Supplied information >>
=======
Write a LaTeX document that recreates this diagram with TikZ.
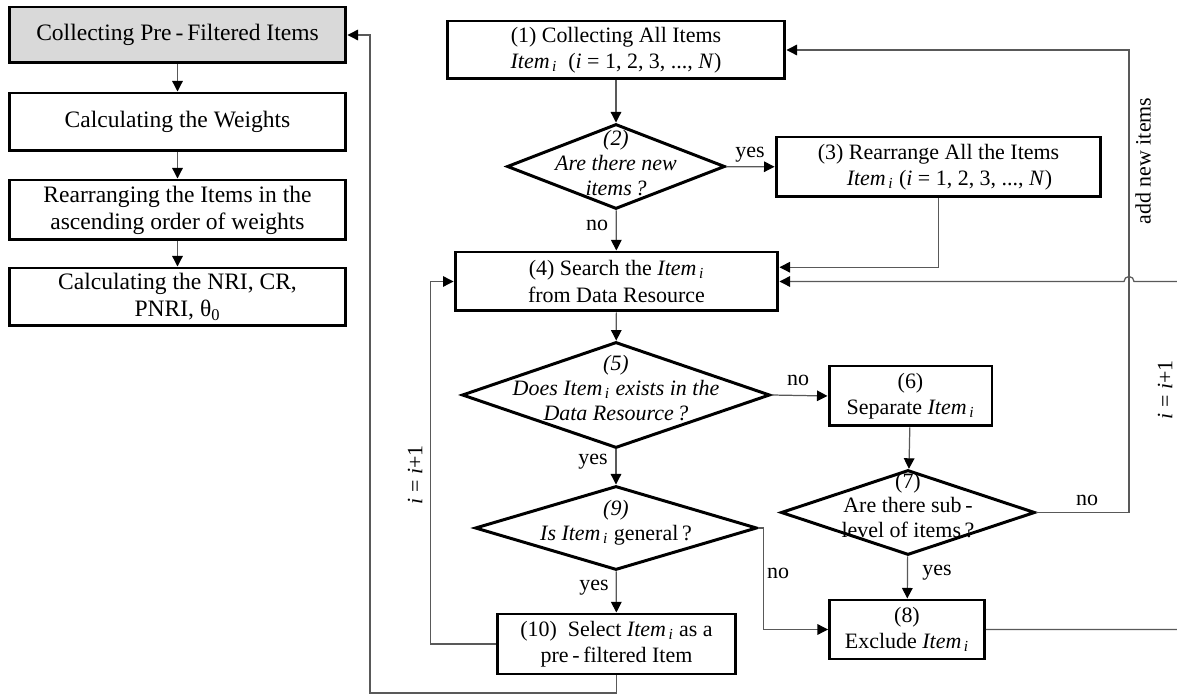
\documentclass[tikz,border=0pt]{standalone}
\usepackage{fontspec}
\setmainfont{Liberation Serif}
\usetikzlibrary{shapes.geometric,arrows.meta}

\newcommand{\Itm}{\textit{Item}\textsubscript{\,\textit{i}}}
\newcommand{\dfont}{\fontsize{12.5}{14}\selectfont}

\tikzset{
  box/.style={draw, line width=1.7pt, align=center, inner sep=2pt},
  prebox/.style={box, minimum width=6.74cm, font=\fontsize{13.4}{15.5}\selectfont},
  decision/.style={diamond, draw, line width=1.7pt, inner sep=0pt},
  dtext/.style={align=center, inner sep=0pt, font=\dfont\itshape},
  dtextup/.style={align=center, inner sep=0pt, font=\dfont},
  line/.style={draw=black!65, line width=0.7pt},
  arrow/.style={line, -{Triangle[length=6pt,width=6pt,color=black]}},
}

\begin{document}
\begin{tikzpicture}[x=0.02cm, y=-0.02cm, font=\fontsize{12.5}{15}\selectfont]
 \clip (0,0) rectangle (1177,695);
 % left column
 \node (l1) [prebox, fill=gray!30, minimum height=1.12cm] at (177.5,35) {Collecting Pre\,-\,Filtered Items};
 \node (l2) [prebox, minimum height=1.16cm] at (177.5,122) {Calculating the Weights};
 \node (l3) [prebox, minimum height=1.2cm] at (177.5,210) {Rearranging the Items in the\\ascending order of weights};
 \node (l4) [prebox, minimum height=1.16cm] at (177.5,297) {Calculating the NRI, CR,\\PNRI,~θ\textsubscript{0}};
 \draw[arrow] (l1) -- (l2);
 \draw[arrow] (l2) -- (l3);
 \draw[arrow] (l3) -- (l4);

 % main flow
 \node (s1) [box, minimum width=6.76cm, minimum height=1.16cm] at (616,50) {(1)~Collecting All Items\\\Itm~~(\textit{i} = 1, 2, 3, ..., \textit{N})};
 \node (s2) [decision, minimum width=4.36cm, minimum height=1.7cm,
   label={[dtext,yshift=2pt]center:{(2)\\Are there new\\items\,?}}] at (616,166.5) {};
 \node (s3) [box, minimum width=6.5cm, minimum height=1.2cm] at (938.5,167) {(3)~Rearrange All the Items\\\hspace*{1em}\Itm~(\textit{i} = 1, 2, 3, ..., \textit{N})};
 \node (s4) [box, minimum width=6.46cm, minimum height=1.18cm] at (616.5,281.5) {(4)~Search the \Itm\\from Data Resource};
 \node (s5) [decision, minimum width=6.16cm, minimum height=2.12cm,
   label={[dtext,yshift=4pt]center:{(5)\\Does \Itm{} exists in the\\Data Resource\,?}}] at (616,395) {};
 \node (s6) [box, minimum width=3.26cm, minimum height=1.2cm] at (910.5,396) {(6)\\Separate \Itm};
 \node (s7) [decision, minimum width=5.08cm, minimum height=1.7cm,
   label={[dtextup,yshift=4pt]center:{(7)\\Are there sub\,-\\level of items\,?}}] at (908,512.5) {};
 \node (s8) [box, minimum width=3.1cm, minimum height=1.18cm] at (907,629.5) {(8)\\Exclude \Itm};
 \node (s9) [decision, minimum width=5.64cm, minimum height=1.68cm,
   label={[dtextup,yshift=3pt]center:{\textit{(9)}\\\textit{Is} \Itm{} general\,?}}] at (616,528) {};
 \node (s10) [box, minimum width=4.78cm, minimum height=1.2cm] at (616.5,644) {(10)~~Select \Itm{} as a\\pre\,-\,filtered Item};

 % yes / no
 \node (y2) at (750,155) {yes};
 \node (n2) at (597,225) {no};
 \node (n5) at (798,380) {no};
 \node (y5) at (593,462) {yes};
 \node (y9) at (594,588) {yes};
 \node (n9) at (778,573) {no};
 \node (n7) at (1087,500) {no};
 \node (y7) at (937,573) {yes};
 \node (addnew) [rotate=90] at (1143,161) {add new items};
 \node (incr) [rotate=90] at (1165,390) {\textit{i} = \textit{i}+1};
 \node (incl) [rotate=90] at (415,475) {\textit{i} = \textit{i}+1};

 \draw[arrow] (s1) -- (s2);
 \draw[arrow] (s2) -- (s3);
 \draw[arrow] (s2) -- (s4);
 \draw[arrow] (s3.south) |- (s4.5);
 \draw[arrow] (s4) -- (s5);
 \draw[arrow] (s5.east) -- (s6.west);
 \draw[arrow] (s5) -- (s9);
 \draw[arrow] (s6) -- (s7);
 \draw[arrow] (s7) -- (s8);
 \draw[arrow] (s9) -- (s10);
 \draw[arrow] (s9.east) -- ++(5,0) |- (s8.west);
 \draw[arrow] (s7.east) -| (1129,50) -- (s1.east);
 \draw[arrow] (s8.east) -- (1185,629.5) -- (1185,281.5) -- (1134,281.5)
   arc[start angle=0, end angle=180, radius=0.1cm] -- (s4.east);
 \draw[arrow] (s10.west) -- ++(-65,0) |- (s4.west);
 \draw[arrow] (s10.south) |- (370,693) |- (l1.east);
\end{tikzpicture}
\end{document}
=======
Written instruction >> Reproduce all of the material above word for word. Omit the pictures.

Worked solution >>
Write a LaTeX document that recreates this diagram with TikZ.
\documentclass[tikz,border=0pt]{standalone}
\usepackage{fontspec}
\setmainfont{Liberation Serif}
\usetikzlibrary{shapes.geometric,arrows.meta}

\newcommand{\Itm}{\textit{Item}\textsubscript{\,\textit{i}}}
\newcommand{\dfont}{\fontsize{12.5}{14}\selectfont}

\tikzset{
  box/.style={draw, line width=1.7pt, align=center, inner sep=2pt},
  prebox/.style={box, minimum width=6.74cm, font=\fontsize{13.4}{15.5}\selectfont},
  decision/.style={diamond, draw, line width=1.7pt, inner sep=0pt},
  dtext/.style={align=center, inner sep=0pt, font=\dfont\itshape},
  dtextup/.style={align=center, inner sep=0pt, font=\dfont},
  line/.style={draw=black!65, line width=0.7pt},
  arrow/.style={line, -{Triangle[length=6pt,width=6pt,color=black]}},
}

\begin{document}
\begin{tikzpicture}[x=0.02cm, y=-0.02cm, font=\fontsize{12.5}{15}\selectfont]
 \clip (0,0) rectangle (1177,695);
 % left column
 \node (l1) [prebox, fill=gray!30, minimum height=1.12cm] at (177.5,35) {Collecting Pre\,-\,Filtered Items};
 \node (l2) [prebox, minimum height=1.16cm] at (177.5,122) {Calculating the Weights};
 \node (l3) [prebox, minimum height=1.2cm] at (177.5,210) {Rearranging the Items in the\\ascending order of weights};
 \node (l4) [prebox, minimum height=1.16cm] at (177.5,297) {Calculating the NRI, CR,\\PNRI,~θ\textsubscript{0}};
 \draw[arrow] (l1) -- (l2);
 \draw[arrow] (l2) -- (l3);
 \draw[arrow] (l3) -- (l4);

 % main flow
 \node (s1) [box, minimum width=6.76cm, minimum height=1.16cm] at (616,50) {(1)~Collecting All Items\\\Itm~~(\textit{i} = 1, 2, 3, ..., \textit{N})};
 \node (s2) [decision, minimum width=4.36cm, minimum height=1.7cm,
   label={[dtext,yshift=2pt]center:{(2)\\Are there new\\items\,?}}] at (616,166.5) {};
 \node (s3) [box, minimum width=6.5cm, minimum height=1.2cm] at (938.5,167) {(3)~Rearrange All the Items\\\hspace*{1em}\Itm~(\textit{i} = 1, 2, 3, ..., \textit{N})};
 \node (s4) [box, minimum width=6.46cm, minimum height=1.18cm] at (616.5,281.5) {(4)~Search the \Itm\\from Data Resource};
 \node (s5) [decision, minimum width=6.16cm, minimum height=2.12cm,
   label={[dtext,yshift=4pt]center:{(5)\\Does \Itm{} exists in the\\Data Resource\,?}}] at (616,395) {};
 \node (s6) [box, minimum width=3.26cm, minimum height=1.2cm] at (910.5,396) {(6)\\Separate \Itm};
 \node (s7) [decision, minimum width=5.08cm, minimum height=1.7cm,
   label={[dtextup,yshift=4pt]center:{(7)\\Are there sub\,-\\level of items\,?}}] at (908,512.5) {};
 \node (s8) [box, minimum width=3.1cm, minimum height=1.18cm] at (907,629.5) {(8)\\Exclude \Itm};
 \node (s9) [decision, minimum width=5.64cm, minimum height=1.68cm,
   label={[dtextup,yshift=3pt]center:{\textit{(9)}\\\textit{Is} \Itm{} general\,?}}] at (616,528) {};
 \node (s10) [box, minimum width=4.78cm, minimum height=1.2cm] at (616.5,644) {(10)~~Select \Itm{} as a\\pre\,-\,filtered Item};

 % yes / no
 \node (y2) at (750,155) {yes};
 \node (n2) at (597,225) {no};
 \node (n5) at (798,380) {no};
 \node (y5) at (593,462) {yes};
 \node (y9) at (594,588) {yes};
 \node (n9) at (778,573) {no};
 \node (n7) at (1087,500) {no};
 \node (y7) at (937,573) {yes};
 \node (addnew) [rotate=90] at (1143,161) {add new items};
 \node (incr) [rotate=90] at (1165,390) {\textit{i} = \textit{i}+1};
 \node (incl) [rotate=90] at (415,475) {\textit{i} = \textit{i}+1};

 \draw[arrow] (s1) -- (s2);
 \draw[arrow] (s2) -- (s3);
 \draw[arrow] (s2) -- (s4);
 \draw[arrow] (s3.south) |- (s4.5);
 \draw[arrow] (s4) -- (s5);
 \draw[arrow] (s5.east) -- (s6.west);
 \draw[arrow] (s5) -- (s9);
 \draw[arrow] (s6) -- (s7);
 \draw[arrow] (s7) -- (s8);
 \draw[arrow] (s9) -- (s10);
 \draw[arrow] (s9.east) -- ++(5,0) |- (s8.west);
 \draw[arrow] (s7.east) -| (1129,50) -- (s1.east);
 \draw[arrow] (s8.east) -- (1185,629.5) -- (1185,281.5) -- (1134,281.5)
   arc[start angle=0, end angle=180, radius=0.1cm] -- (s4.east);
 \draw[arrow] (s10.west) -- ++(-65,0) |- (s4.west);
 \draw[arrow] (s10.south) |- (370,693) |- (l1.east);
\end{tikzpicture}
\end{document}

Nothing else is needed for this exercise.